Il suo arresto è diventato un caso da quando il 26 dicembre scorso i genitori avevano denunciato a Radio Farda di non aver ottenuto il permesso di visitarlo in carcere, consapevoli delle torture che stava subendo. Il padre, chiedendo giustizia per il ragazzo, aveva ricordato che Javad è affetto da problemi mentali, aspetto che rendeva la sua detenzione ancora più difficile.

A fine gennaio Amnesty International aveva chiesto la sua scarcerazione, insieme a quella di altri “due giovani manifestanti, Arshia Takdastan e Mehdi Mohammadifard, sottoposti dopo l’arresto a frustate, scariche elettriche, sospensioni con la testa in giù e a ulteriori forme di tortura”. A inizio giugno le tre condanne erano state annullate dalla Corte suprema, ma l’avvocato di Javad aveva chiarito che la decisione sul suo assistito non era ancora definitiva. Il suo caso aveva raggiunto l’attenzione internazionale arrivando fino in Svizzera, dove il parlamentare Marc Jost lo aveva indicato come prigioniero politico.

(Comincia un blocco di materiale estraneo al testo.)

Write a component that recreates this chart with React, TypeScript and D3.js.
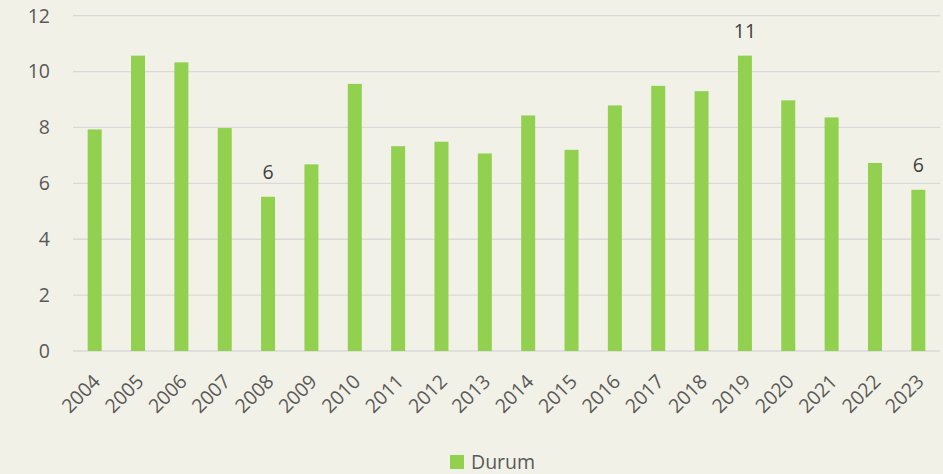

Chi era Javad Rouhi - Laureato in giurisprudenza, originario di Amol, tre giorni prima del suo arresto si era recato a Nowshahr per incontrare l’ex moglie. Per ironia della sorte, quella sera è coincisa con la prima notte di proteste per la morte di Mahsa. Nei primi giorni di detenzione non gli è stato concesso di avere un avvocato ed è stato sottoposto a torture fisiche e mentali, così dure da non permettergli di parlare o di recarsi in bagno. Lo dicono le testimonianze degli altri carcerati. “Era stato sottoposto a prolungata detenzione in isolamento con percosse e fustigazioni”. Che poi aggiungono dettagli: Javad legato a un palo, frustato sulle piante dei piedi, minacciato con una pistola puntata alla testa, vittima di violenze sessuali. “Per ore gli avevano messo sui testicoli del ghiaccio”, aggiungono. Le uniche prove utilizzate dalla magistratura nel suo caso sono state le confessioni ottenute sotto tortura, un video in cui si vede ballare per strada e un altro video in cui si vede una persona irriconoscibile che brucia il Corano. Da qui anche la denuncia per apostasia.

Le minacce alla famiglia - La morte di Javad ricorda da vicino quella di Mahsa. E anche stavolta la famiglia del ragazzo è stata perseguitata e minacciata affinché resti in silenzio, privata della possibilità di piangere in pace e di dare l’ultimo saluto al proprio figlio. La scomparsa di Javad è un nuovo avvertimento a tutti coloro che osano dissentire dal regime iraniano. Per questo la comunità internazionale deve chiedere conto all’Iran dei suoi gravi abusi dei diritti umani. La speranza è che sul caso di Javad vengano chiarite le condizioni della morte, che venga emessa una condanna pubblica e che sia aperta un’indagine indipendente.